--- START ---
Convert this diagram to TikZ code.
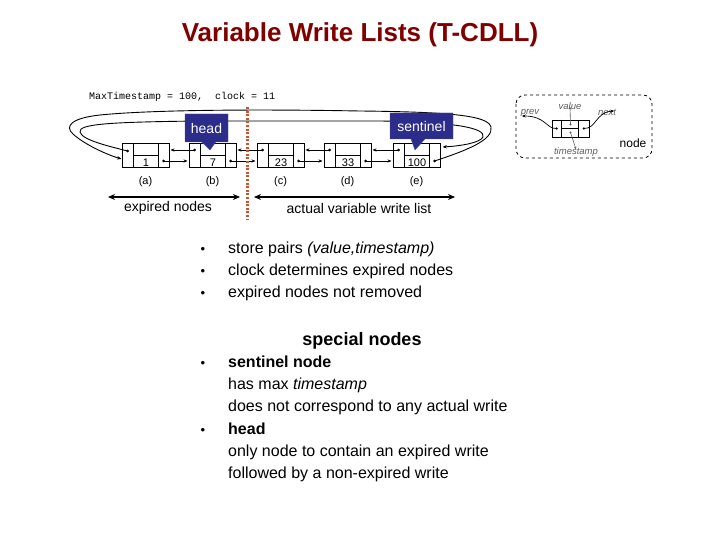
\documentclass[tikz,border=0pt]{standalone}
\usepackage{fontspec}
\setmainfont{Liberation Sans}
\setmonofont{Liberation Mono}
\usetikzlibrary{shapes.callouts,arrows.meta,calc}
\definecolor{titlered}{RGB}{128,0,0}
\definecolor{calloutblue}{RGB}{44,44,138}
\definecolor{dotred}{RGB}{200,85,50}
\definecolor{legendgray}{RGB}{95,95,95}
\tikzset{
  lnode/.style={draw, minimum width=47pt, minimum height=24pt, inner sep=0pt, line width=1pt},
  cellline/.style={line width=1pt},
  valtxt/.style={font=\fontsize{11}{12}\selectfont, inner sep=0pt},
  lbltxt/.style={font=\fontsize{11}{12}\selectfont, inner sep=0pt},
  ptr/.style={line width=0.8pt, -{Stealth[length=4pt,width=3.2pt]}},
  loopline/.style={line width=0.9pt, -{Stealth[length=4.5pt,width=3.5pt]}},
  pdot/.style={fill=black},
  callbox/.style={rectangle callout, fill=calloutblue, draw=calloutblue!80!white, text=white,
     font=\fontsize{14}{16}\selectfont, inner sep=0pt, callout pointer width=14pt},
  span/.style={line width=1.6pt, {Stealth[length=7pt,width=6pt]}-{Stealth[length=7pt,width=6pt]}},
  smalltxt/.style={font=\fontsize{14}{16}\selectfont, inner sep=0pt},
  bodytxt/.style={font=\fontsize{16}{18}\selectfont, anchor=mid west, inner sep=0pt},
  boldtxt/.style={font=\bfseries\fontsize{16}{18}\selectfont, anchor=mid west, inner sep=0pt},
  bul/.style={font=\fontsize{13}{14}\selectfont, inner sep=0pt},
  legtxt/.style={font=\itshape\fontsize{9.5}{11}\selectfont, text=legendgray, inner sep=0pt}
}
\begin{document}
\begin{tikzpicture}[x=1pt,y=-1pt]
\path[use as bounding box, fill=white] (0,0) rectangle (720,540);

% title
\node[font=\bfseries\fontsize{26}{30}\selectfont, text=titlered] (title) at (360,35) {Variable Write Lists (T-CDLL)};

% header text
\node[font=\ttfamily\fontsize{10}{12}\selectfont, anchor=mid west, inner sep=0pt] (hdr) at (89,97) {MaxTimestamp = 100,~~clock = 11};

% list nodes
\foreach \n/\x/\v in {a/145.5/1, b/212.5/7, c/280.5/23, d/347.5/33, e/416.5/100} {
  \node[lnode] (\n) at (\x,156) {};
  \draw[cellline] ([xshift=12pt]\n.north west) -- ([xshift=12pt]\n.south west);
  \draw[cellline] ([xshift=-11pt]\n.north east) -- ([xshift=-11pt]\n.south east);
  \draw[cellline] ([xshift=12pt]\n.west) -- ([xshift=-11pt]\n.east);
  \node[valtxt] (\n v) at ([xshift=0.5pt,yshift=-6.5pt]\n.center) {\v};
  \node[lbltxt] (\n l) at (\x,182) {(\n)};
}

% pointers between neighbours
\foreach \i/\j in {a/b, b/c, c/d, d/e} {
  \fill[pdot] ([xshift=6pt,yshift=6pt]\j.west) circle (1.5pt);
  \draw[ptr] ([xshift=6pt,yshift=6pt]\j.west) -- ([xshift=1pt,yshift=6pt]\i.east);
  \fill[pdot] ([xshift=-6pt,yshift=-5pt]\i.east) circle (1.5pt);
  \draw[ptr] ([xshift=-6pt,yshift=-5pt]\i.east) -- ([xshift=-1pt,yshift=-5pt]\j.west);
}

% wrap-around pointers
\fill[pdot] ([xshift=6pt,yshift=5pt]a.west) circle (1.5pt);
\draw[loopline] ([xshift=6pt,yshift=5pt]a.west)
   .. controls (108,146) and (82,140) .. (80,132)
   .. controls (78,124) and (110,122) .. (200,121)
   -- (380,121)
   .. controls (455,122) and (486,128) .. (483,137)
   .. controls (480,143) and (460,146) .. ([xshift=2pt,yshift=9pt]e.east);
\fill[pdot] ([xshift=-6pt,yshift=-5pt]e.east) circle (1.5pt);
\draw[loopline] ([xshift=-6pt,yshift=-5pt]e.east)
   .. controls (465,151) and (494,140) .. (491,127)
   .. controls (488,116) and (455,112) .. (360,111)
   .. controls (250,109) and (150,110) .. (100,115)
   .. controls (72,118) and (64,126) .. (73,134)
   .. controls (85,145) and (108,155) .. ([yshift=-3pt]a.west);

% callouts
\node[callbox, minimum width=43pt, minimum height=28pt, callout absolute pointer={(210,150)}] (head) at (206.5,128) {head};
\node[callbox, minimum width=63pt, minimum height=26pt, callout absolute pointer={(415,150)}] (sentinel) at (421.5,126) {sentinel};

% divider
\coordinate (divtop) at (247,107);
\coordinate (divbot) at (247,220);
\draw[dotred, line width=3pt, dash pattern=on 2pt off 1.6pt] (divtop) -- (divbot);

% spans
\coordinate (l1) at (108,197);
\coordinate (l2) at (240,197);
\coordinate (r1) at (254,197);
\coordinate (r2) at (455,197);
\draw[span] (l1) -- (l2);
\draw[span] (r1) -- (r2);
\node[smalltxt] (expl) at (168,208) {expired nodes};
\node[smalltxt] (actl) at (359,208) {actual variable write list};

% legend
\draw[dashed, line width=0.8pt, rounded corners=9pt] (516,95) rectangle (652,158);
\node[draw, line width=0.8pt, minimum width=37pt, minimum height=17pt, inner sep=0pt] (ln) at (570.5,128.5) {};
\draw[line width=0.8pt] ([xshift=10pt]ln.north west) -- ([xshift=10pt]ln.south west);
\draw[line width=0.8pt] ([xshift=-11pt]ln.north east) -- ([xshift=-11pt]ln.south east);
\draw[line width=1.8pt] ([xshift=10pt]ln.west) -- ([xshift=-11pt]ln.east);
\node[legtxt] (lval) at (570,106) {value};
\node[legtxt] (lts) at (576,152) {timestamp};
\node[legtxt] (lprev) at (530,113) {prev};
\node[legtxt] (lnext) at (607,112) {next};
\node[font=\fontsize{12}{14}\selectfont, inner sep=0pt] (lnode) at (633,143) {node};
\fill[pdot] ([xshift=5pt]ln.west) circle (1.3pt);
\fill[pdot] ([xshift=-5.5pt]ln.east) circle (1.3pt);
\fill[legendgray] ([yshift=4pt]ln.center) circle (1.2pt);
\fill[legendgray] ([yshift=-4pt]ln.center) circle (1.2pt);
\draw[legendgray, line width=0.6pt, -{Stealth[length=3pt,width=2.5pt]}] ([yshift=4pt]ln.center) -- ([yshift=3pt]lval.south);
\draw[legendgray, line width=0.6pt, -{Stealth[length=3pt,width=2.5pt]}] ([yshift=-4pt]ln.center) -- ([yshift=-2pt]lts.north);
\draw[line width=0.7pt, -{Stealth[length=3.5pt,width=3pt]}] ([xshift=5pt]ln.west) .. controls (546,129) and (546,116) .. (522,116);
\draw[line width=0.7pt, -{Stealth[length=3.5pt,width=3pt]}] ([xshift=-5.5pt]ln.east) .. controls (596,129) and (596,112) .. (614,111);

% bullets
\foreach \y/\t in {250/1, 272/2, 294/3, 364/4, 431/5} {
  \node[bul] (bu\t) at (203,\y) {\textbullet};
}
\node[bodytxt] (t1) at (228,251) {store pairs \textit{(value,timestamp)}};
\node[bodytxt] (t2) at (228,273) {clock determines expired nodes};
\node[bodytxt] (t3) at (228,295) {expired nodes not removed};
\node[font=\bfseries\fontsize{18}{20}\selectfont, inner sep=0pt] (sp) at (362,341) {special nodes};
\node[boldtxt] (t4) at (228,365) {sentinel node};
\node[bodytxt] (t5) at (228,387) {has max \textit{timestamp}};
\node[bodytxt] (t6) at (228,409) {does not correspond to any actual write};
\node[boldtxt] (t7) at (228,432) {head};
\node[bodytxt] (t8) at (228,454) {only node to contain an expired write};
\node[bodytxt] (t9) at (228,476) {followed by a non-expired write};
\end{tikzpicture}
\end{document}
--- END ---
### [REQUIRED TASK]
Repeat the listing above up to and including the line with "west, inner sep=0pt]", starting from its first line. Drop any pictures.

### [WORKED ANSWER]
Convert this diagram to TikZ code.
\documentclass[tikz,border=0pt]{standalone}
\usepackage{fontspec}
\setmainfont{Liberation Sans}
\setmonofont{Liberation Mono}
\usetikzlibrary{shapes.callouts,arrows.meta,calc}
\definecolor{titlered}{RGB}{128,0,0}
\definecolor{calloutblue}{RGB}{44,44,138}
\definecolor{dotred}{RGB}{200,85,50}
\definecolor{legendgray}{RGB}{95,95,95}
\tikzset{
  lnode/.style={draw, minimum width=47pt, minimum height=24pt, inner sep=0pt, line width=1pt},
  cellline/.style={line width=1pt},
  valtxt/.style={font=\fontsize{11}{12}\selectfont, inner sep=0pt},
  lbltxt/.style={font=\fontsize{11}{12}\selectfont, inner sep=0pt},
  ptr/.style={line width=0.8pt, -{Stealth[length=4pt,width=3.2pt]}},
  loopline/.style={line width=0.9pt, -{Stealth[length=4.5pt,width=3.5pt]}},
  pdot/.style={fill=black},
  callbox/.style={rectangle callout, fill=calloutblue, draw=calloutblue!80!white, text=white,
     font=\fontsize{14}{16}\selectfont, inner sep=0pt, callout pointer width=14pt},
  span/.style={line width=1.6pt, {Stealth[length=7pt,width=6pt]}-{Stealth[length=7pt,width=6pt]}},
  smalltxt/.style={font=\fontsize{14}{16}\selectfont, inner sep=0pt},
  bodytxt/.style={font=\fontsize{16}{18}\selectfont, anchor=mid west, inner sep=0pt},
  boldtxt/.style={font=\bfseries\fontsize{16}{18}\selectfont, anchor=mid west, inner sep=0pt},
  bul/.style={font=\fontsize{13}{14}\selectfont, inner sep=0pt},
  legtxt/.style={font=\itshape\fontsize{9.5}{11}\selectfont, text=legendgray, inner sep=0pt}
}
\begin{document}
\begin{tikzpicture}[x=1pt,y=-1pt]
\path[use as bounding box, fill=white] (0,0) rectangle (720,540);

% title
\node[font=\bfseries\fontsize{26}{30}\selectfont, text=titlered] (title) at (360,35) {Variable Write Lists (T-CDLL)};

% header text
\node[font=\ttfamily\fontsize{10}{12}\selectfont, anchor=mid west, inner sep=0pt] (hdr) at (89,97) {MaxTimestamp = 100,~~clock = 11};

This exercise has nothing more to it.